* **Short exercise**: Return the material exactly as supplied, apart from the pictures, which are omitted.

** START **

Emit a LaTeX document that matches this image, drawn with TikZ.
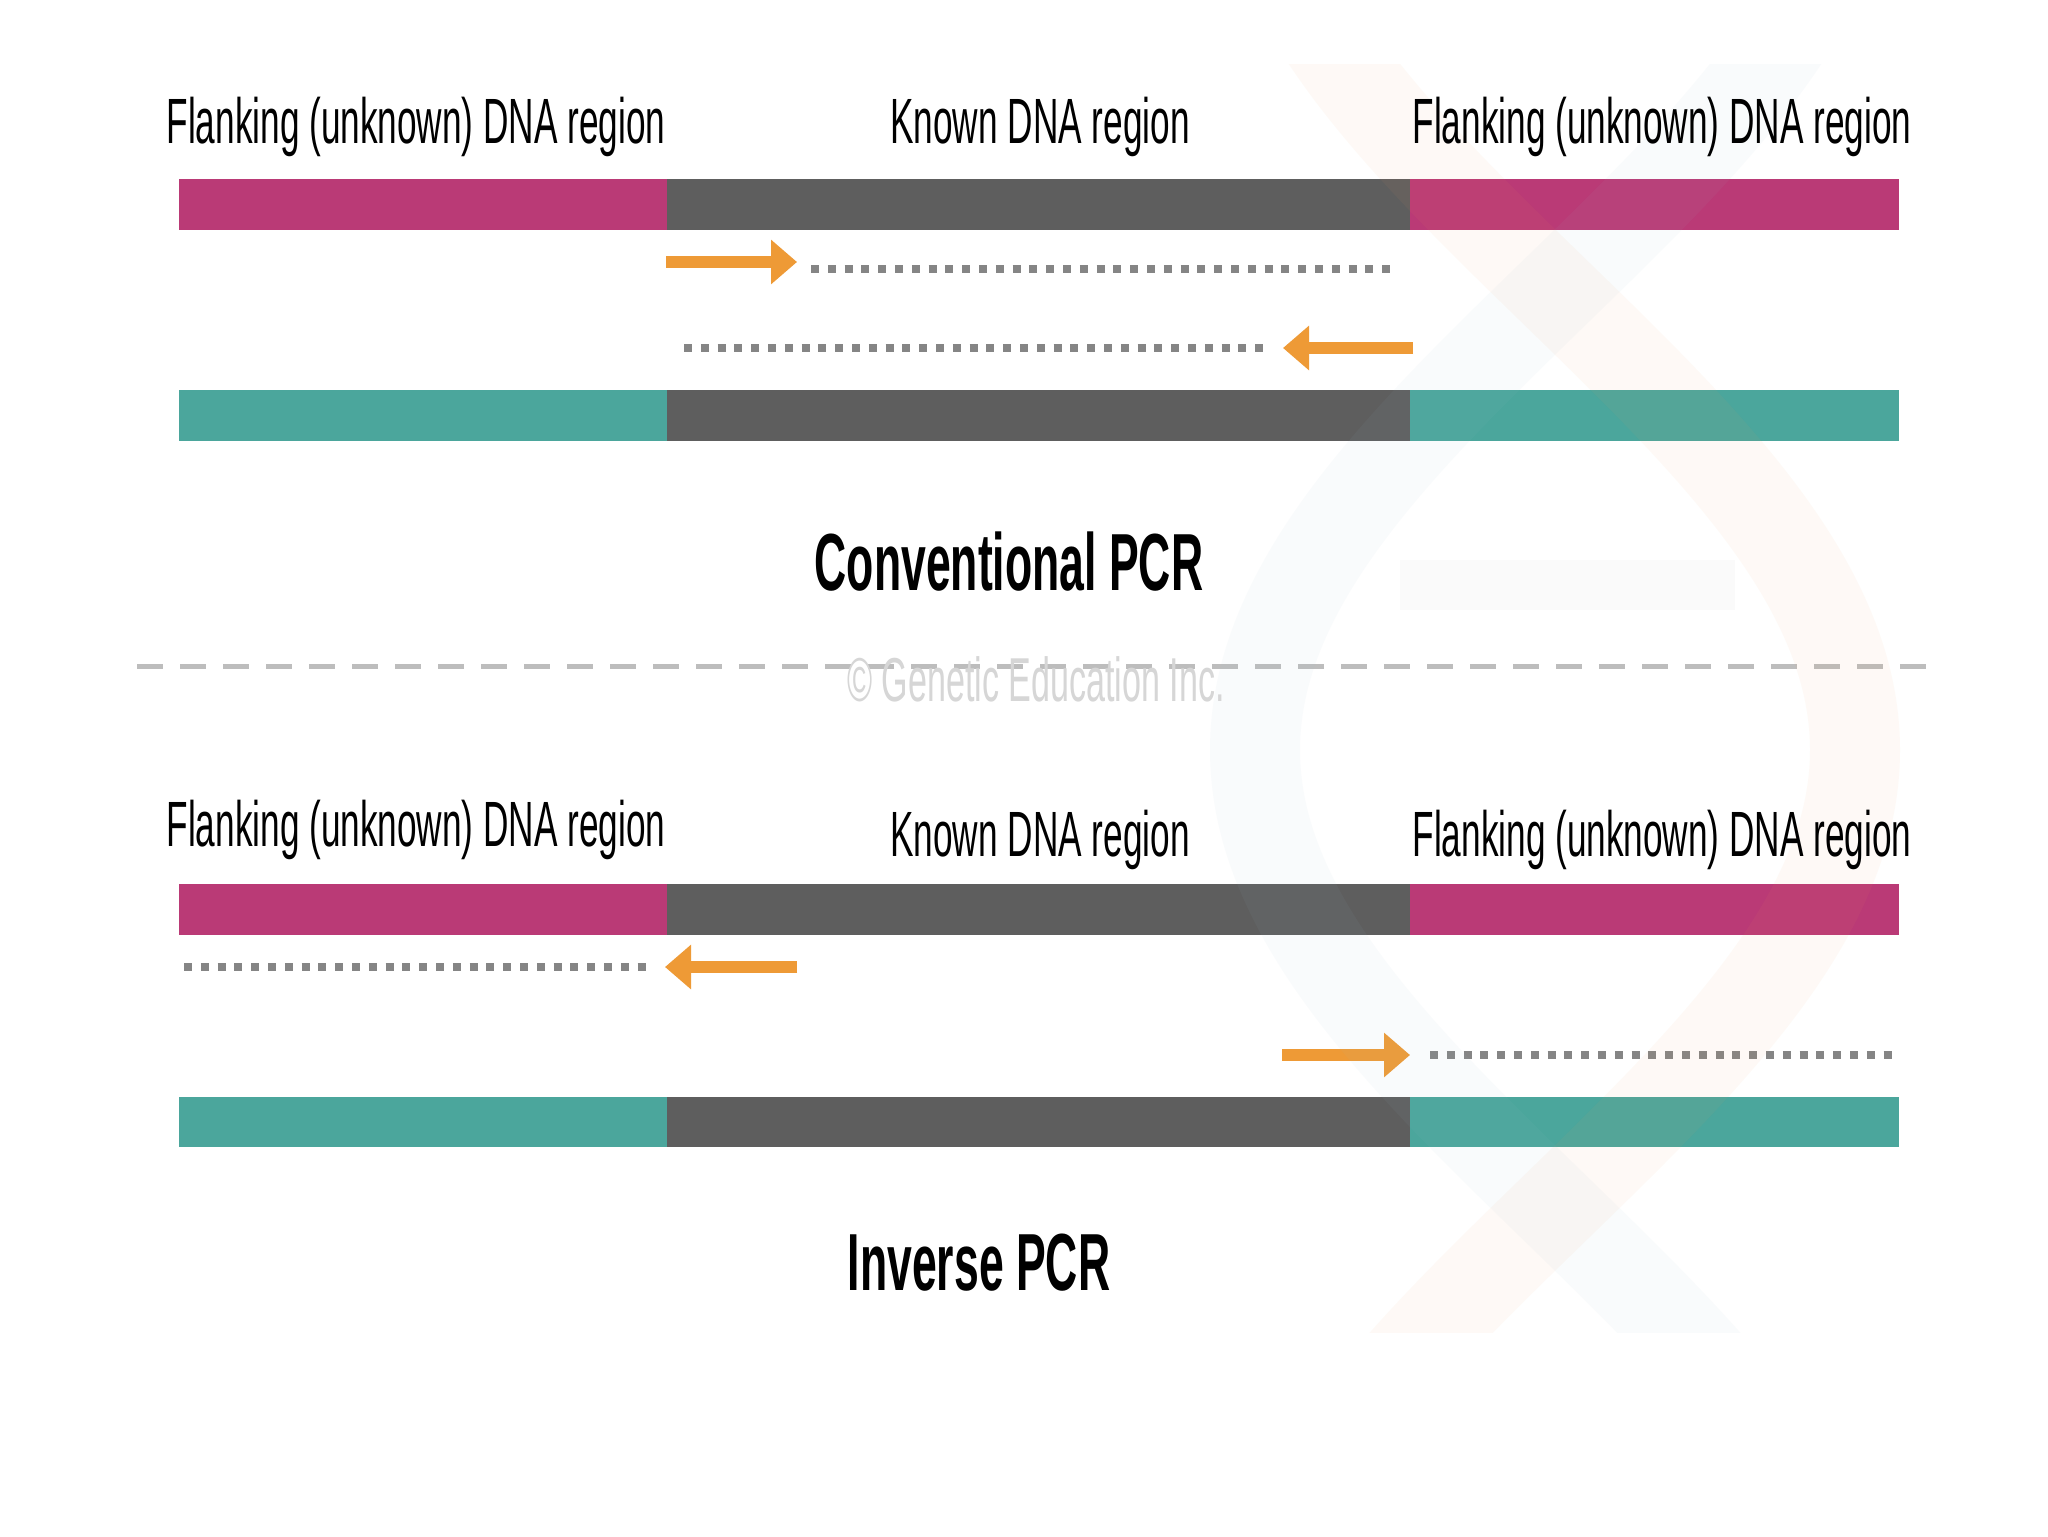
\documentclass[tikz,border=0pt]{standalone}
\usepackage{fontspec}
\setmainfont{Liberation Sans}[FakeStretch=0.55]
\usetikzlibrary{arrows.meta}
\definecolor{dnapink}{HTML}{BA3A76}
\definecolor{dnagrey}{HTML}{5E5E5E}
\definecolor{dnateal}{HTML}{4BA69C}
\definecolor{primer}{HTML}{EE9A36}
\definecolor{dotgrey}{HTML}{858585}
\definecolor{sepgrey}{HTML}{BDBDBD}
\definecolor{wmgrey}{HTML}{D6D6D6}
\definecolor{helixA}{HTML}{F2A060}
\definecolor{helixB}{HTML}{9DBFD0}
\tikzset{
  lab/.style={anchor=base, inner sep=0pt, font=\fontsize{32}{38}\selectfont},
  ttl/.style={anchor=base, inner sep=0pt, font=\fontsize{40.5}{48}\selectfont\bfseries},
  wm/.style={anchor=base, inner sep=0pt, text=wmgrey, font=\fontsize{31}{36}\selectfont},
  primerarrow/.style={draw=primer, line width=6pt, -{Triangle[length=13pt,width=21.5pt]}},
  template/.style={draw=dotgrey, line width=4pt, dash pattern=on 4pt off 4.4pt},
  separator/.style={draw=sepgrey, line width=2.5pt, dash pattern=on 13pt off 8.5pt},
  helixstrand/.style={line width=45pt, opacity=0.055}
}
\begin{document}
\begin{tikzpicture}[x=0.5pt,y=-0.5pt]
\useasboundingbox (0,0) rectangle (2048,1536);
\fill[white] (0,0) rectangle (2048,1536);

% ---------- Conventional PCR ----------
\fill[dnapink] (179,179) rectangle (667,230);
\fill[dnagrey] (667,179) rectangle (1410,230);
\fill[dnapink] (1410,179) rectangle (1899,230);
\fill[dnateal] (179,390) rectangle (667,441);
\fill[dnagrey] (667,390) rectangle (1410,441);
\fill[dnateal] (1410,390) rectangle (1899,441);

\coordinate (a1s) at (666,262);  \coordinate (a1e) at (797,262);
\coordinate (d1s) at (811,269);  \coordinate (d1e) at (1398,269);
\coordinate (a2s) at (1413,348); \coordinate (a2e) at (1283,348);
\coordinate (d2s) at (684,348);  \coordinate (d2e) at (1270,348);
\draw[primerarrow] (a1s) -- (a1e);
\draw[template] (d1s) -- (d1e);
\draw[primerarrow] (a2s) -- (a2e);
\draw[template] (d2s) -- (d2e);

% ---------- Inverse PCR ----------
\fill[dnapink] (179,884) rectangle (667,935);
\fill[dnagrey] (667,884) rectangle (1410,935);
\fill[dnapink] (1410,884) rectangle (1899,935);
\fill[dnateal] (179,1097) rectangle (667,1147);
\fill[dnagrey] (667,1097) rectangle (1410,1147);
\fill[dnateal] (1410,1097) rectangle (1899,1147);

\coordinate (a3s) at (797,967);  \coordinate (a3e) at (665,967);
\coordinate (d3s) at (184,967);  \coordinate (d3e) at (650,967);
\coordinate (a4s) at (1282,1055); \coordinate (a4e) at (1410,1055);
\coordinate (d4s) at (1430,1055); \coordinate (d4e) at (1894,1055);
\draw[primerarrow] (a3s) -- (a3e);
\draw[template] (d3s) -- (d3e);
\draw[primerarrow] (a4s) -- (a4e);
\draw[template] (d4s) -- (d4e);

% ---------- separator ----------
\coordinate (sepL) at (137,666); \coordinate (sepR) at (1926,666);
\draw[separator] (sepL) -- (sepR);

% ---------- faint helix watermark ----------
\begin{scope}
\clip (1180,65) rectangle (1960,1332);
\draw[helixstrand, helixA] plot[domain=20:1380, samples=100, smooth] ({1555+300*sin((\x-292)*0.19651)}, \x);
\draw[helixstrand, helixB] plot[domain=20:1380, samples=100, smooth] ({1555-300*sin((\x-292)*0.19651)}, \x);
\fill[black, opacity=0.02] (1400,560) rectangle (1735,610);
\end{scope}

% ---------- texts ----------
\node[lab] (fl1) at (416,143) {Flanking (unknown) DNA region};
\node[lab] (kn1) at (1040,143) {Known DNA region};
\node[lab] (fr1) at (1662,143) {Flanking (unknown) DNA region};
\node[ttl] (conv) at (1009,590) {Conventional PCR};
\node[wm] (copy) at (1036,701) {© Genetic Education Inc.};
\node[lab] (fl2) at (416,846) {Flanking (unknown) DNA region};
\node[lab] (kn2) at (1040,856) {Known DNA region};
\node[lab] (fr2) at (1662,856) {Flanking (unknown) DNA region};
\node[ttl] (inv) at (979,1290) {Inverse PCR};
\end{tikzpicture}
\end{document}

** END **

* **Result**:
Emit a LaTeX document that matches this image, drawn with TikZ.
\documentclass[tikz,border=0pt]{standalone}
\usepackage{fontspec}
\setmainfont{Liberation Sans}[FakeStretch=0.55]
\usetikzlibrary{arrows.meta}
\definecolor{dnapink}{HTML}{BA3A76}
\definecolor{dnagrey}{HTML}{5E5E5E}
\definecolor{dnateal}{HTML}{4BA69C}
\definecolor{primer}{HTML}{EE9A36}
\definecolor{dotgrey}{HTML}{858585}
\definecolor{sepgrey}{HTML}{BDBDBD}
\definecolor{wmgrey}{HTML}{D6D6D6}
\definecolor{helixA}{HTML}{F2A060}
\definecolor{helixB}{HTML}{9DBFD0}
\tikzset{
  lab/.style={anchor=base, inner sep=0pt, font=\fontsize{32}{38}\selectfont},
  ttl/.style={anchor=base, inner sep=0pt, font=\fontsize{40.5}{48}\selectfont\bfseries},
  wm/.style={anchor=base, inner sep=0pt, text=wmgrey, font=\fontsize{31}{36}\selectfont},
  primerarrow/.style={draw=primer, line width=6pt, -{Triangle[length=13pt,width=21.5pt]}},
  template/.style={draw=dotgrey, line width=4pt, dash pattern=on 4pt off 4.4pt},
  separator/.style={draw=sepgrey, line width=2.5pt, dash pattern=on 13pt off 8.5pt},
  helixstrand/.style={line width=45pt, opacity=0.055}
}
\begin{document}
\begin{tikzpicture}[x=0.5pt,y=-0.5pt]
\useasboundingbox (0,0) rectangle (2048,1536);
\fill[white] (0,0) rectangle (2048,1536);

% ---------- Conventional PCR ----------
\fill[dnapink] (179,179) rectangle (667,230);
\fill[dnagrey] (667,179) rectangle (1410,230);
\fill[dnapink] (1410,179) rectangle (1899,230);
\fill[dnateal] (179,390) rectangle (667,441);
\fill[dnagrey] (667,390) rectangle (1410,441);
\fill[dnateal] (1410,390) rectangle (1899,441);

\coordinate (a1s) at (666,262);  \coordinate (a1e) at (797,262);
\coordinate (d1s) at (811,269);  \coordinate (d1e) at (1398,269);
\coordinate (a2s) at (1413,348); \coordinate (a2e) at (1283,348);
\coordinate (d2s) at (684,348);  \coordinate (d2e) at (1270,348);
\draw[primerarrow] (a1s) -- (a1e);
\draw[template] (d1s) -- (d1e);
\draw[primerarrow] (a2s) -- (a2e);
\draw[template] (d2s) -- (d2e);

% ---------- Inverse PCR ----------
\fill[dnapink] (179,884) rectangle (667,935);
\fill[dnagrey] (667,884) rectangle (1410,935);
\fill[dnapink] (1410,884) rectangle (1899,935);
\fill[dnateal] (179,1097) rectangle (667,1147);
\fill[dnagrey] (667,1097) rectangle (1410,1147);
\fill[dnateal] (1410,1097) rectangle (1899,1147);

\coordinate (a3s) at (797,967);  \coordinate (a3e) at (665,967);
\coordinate (d3s) at (184,967);  \coordinate (d3e) at (650,967);
\coordinate (a4s) at (1282,1055); \coordinate (a4e) at (1410,1055);
\coordinate (d4s) at (1430,1055); \coordinate (d4e) at (1894,1055);
\draw[primerarrow] (a3s) -- (a3e);
\draw[template] (d3s) -- (d3e);
\draw[primerarrow] (a4s) -- (a4e);
\draw[template] (d4s) -- (d4e);

% ---------- separator ----------
\coordinate (sepL) at (137,666); \coordinate (sepR) at (1926,666);
\draw[separator] (sepL) -- (sepR);

% ---------- faint helix watermark ----------
\begin{scope}
\clip (1180,65) rectangle (1960,1332);
\draw[helixstrand, helixA] plot[domain=20:1380, samples=100, smooth] ({1555+300*sin((\x-292)*0.19651)}, \x);
\draw[helixstrand, helixB] plot[domain=20:1380, samples=100, smooth] ({1555-300*sin((\x-292)*0.19651)}, \x);
\fill[black, opacity=0.02] (1400,560) rectangle (1735,610);
\end{scope}

% ---------- texts ----------
\node[lab] (fl1) at (416,143) {Flanking (unknown) DNA region};
\node[lab] (kn1) at (1040,143) {Known DNA region};
\node[lab] (fr1) at (1662,143) {Flanking (unknown) DNA region};
\node[ttl] (conv) at (1009,590) {Conventional PCR};
\node[wm] (copy) at (1036,701) {© Genetic Education Inc.};
\node[lab] (fl2) at (416,846) {Flanking (unknown) DNA region};
\node[lab] (kn2) at (1040,856) {Known DNA region};
\node[lab] (fr2) at (1662,856) {Flanking (unknown) DNA region};
\node[ttl] (inv) at (979,1290) {Inverse PCR};
\end{tikzpicture}
\end{document}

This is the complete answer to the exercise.